Cuando la gente se casa se supone que es por amor; lógicamente con sus más y sus menos. Sin embargo, con cierta frecuencia nos encontramos parejas de las que se podría decir que se comieron el amor en el primer año de matrimonio. ¿Qué pues con ellos? No se entiende.
Las causas de estos desórdenes son muy variadas: problemas económicos; horarios de trabajo que lesionan gravemente la convivencia entre los esposos; ambiciones de éxito profesional; amistades y aficiones que se interponen entre ellos; y en casos más problemáticos vicios como el alcohol y las drogas y cariños que se van encarnando en auténticas infidelidades. Lógicamente, hay otro motivo que consiste en una idea equivocada del amor. Esto se da cuando no se ha entendido que el matrimonio es una vocación de servicio.
Curiosamente vivimos en una época donde abundan los medios técnicos para estar en comunicación con los demás y, sin embargo, es frecuente que la distancia entre los que duermen juntos sea como de aquí a la luna. Esto sólo se puede explicar por la falta de valoración del cónyuge como otro yo, y como parte de uno mismo.
Qué difícil es descubrir el valor de los demás cuando el hombre y la mujer están en crisis internas profundas. Tenemos una capacidad infinita de amar, pero no sabemos hacerlo, pues el amor verdadero implica cierta renuncia de uno mismo. Padecemos de soledad. Muchas vidas que podrían ser plenas y fecundas se ahogan en la esterilidad del egoísmo y la consiguiente búsqueda de compensaciones desordenadas. Esto me recuerda aquellos relatos frescos y vivos de José Rubén Romero en su famosa obra La vida inútil de Pito Pérez.

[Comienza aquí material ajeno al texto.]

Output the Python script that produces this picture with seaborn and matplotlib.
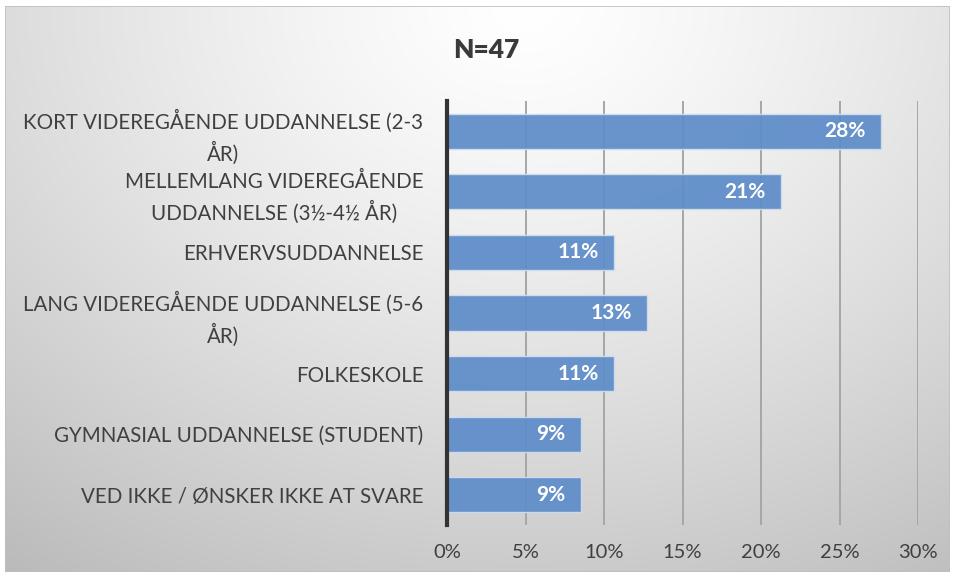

Hace meses estaba preparando lo necesario para celebrar la Santa Misa cuando se me acercó un niño de diez años preguntándome: ¿Qué haces? y se lo expliqué. Entonces me dijo: Te ayudo. Como pensé que se le podrían caer las vinajeras, le respondí con el mejor de mis tonos: No muchas gracias ya casi acabo. Pero él repitió con pleno convencimiento: Te ayudo. Y cuando yo también insistí, él remató diciendo una frase que me desarmó: Me gusta ayudar. El final es evidente, se lo agradecí y me ayudó. Pienso que sólo ese tipo de personas están realmente preparadas para el matrimonio.
Un día me dijo una señora: A mi marido se le chisporretea el carácter. Aquí habría que someter el verbo chisporretear a un análisis muy profundo, pero mientras buscamos algún experto que nos ayude, podemos dar por supuesto que chisporretear significa algo así como alebrestar, es decir, actuar sin reflexionar. Dicha actitud -no exclusiva del sexo masculino- denota una cierta inmadurez.
Mientras esperamos a que vendan paquetitos de madurez en las tiendas de conveniencia, los invito a hacer un pequeño examen para revisar cómo va su relación de pareja para conseguir que vivan como recién casados toda la vida. Ah, se me olvidaba, no se le cayeron las vinajeras.